BEGIN Dataset section

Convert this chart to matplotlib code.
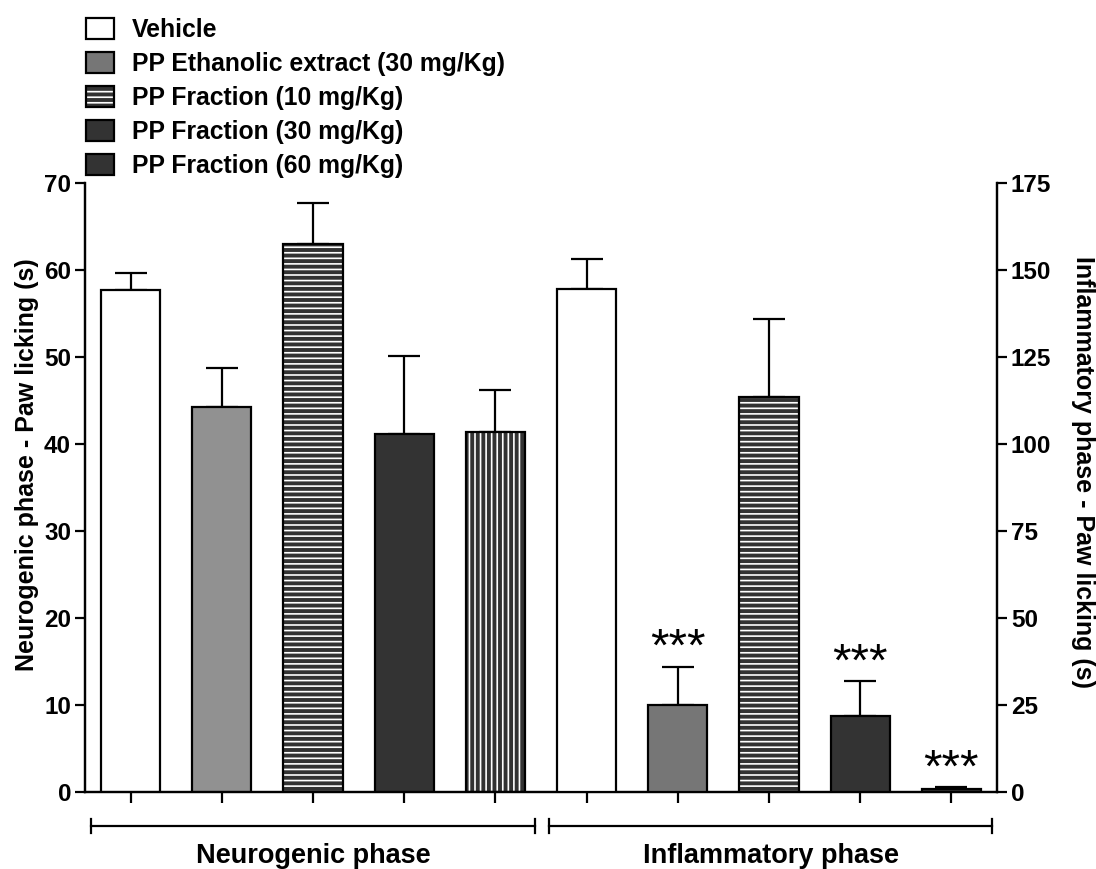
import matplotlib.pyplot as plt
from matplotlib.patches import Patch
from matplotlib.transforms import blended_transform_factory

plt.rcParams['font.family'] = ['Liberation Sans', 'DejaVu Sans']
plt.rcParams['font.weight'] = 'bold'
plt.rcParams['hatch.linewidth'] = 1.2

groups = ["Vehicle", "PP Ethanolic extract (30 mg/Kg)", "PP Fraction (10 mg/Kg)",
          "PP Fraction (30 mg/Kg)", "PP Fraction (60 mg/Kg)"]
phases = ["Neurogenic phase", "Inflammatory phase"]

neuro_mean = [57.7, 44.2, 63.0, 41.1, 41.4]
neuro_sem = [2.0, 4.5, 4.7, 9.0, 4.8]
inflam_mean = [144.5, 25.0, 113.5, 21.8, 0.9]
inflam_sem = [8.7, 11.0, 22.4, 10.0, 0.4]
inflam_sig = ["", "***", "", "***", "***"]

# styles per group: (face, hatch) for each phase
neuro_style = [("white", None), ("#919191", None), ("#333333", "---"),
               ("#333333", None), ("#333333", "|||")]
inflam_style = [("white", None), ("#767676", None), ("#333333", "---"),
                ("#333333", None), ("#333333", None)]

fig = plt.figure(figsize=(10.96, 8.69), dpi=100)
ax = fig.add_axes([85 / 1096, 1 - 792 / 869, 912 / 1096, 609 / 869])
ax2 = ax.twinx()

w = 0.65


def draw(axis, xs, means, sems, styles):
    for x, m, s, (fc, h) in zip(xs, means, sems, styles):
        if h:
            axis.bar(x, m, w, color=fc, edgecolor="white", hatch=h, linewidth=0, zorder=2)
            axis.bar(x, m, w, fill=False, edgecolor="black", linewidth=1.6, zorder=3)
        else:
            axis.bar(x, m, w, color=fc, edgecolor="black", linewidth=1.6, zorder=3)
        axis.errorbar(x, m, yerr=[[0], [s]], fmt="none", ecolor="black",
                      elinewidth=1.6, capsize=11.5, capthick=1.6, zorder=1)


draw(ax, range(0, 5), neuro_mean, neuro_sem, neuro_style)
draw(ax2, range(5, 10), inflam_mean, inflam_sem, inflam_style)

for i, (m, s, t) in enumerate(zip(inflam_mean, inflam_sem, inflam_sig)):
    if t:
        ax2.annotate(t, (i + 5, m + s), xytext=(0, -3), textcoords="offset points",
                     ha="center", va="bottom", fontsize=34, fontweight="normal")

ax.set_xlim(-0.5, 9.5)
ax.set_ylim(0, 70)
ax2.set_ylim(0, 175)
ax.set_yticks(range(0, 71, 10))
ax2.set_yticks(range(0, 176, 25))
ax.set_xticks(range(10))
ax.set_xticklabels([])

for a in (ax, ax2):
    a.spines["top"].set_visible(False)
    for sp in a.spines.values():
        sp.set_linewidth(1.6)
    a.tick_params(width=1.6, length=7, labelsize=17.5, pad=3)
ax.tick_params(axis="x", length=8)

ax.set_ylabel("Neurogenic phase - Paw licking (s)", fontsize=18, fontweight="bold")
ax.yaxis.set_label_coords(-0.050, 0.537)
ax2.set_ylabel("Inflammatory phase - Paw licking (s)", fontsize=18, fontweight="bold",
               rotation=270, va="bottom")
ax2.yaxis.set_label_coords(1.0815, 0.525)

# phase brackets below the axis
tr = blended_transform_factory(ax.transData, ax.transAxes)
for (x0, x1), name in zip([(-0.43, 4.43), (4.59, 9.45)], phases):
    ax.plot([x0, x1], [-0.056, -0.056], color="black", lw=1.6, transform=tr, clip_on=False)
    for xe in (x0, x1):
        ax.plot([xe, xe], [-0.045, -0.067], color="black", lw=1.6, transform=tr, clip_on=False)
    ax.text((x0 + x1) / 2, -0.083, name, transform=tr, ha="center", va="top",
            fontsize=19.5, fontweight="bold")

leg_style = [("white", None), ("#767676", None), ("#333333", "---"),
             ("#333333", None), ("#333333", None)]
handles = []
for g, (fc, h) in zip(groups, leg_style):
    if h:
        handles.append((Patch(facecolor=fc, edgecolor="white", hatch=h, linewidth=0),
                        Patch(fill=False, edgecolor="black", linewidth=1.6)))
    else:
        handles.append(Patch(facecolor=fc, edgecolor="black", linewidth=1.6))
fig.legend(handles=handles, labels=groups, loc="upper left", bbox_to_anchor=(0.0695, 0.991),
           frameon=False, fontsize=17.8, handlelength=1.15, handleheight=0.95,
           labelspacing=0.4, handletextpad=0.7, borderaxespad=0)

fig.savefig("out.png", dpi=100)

END Dataset section

Exercise task:
Omitting all pictures, restate exactly the lines of the material from its start through the line that contains "plt.rcParams['hatch.linewidth'] = 1.2".

The response:
Convert this chart to matplotlib code.
import matplotlib.pyplot as plt
from matplotlib.patches import Patch
from matplotlib.transforms import blended_transform_factory

plt.rcParams['font.family'] = ['Liberation Sans', 'DejaVu Sans']
plt.rcParams['font.weight'] = 'bold'
plt.rcParams['hatch.linewidth'] = 1.2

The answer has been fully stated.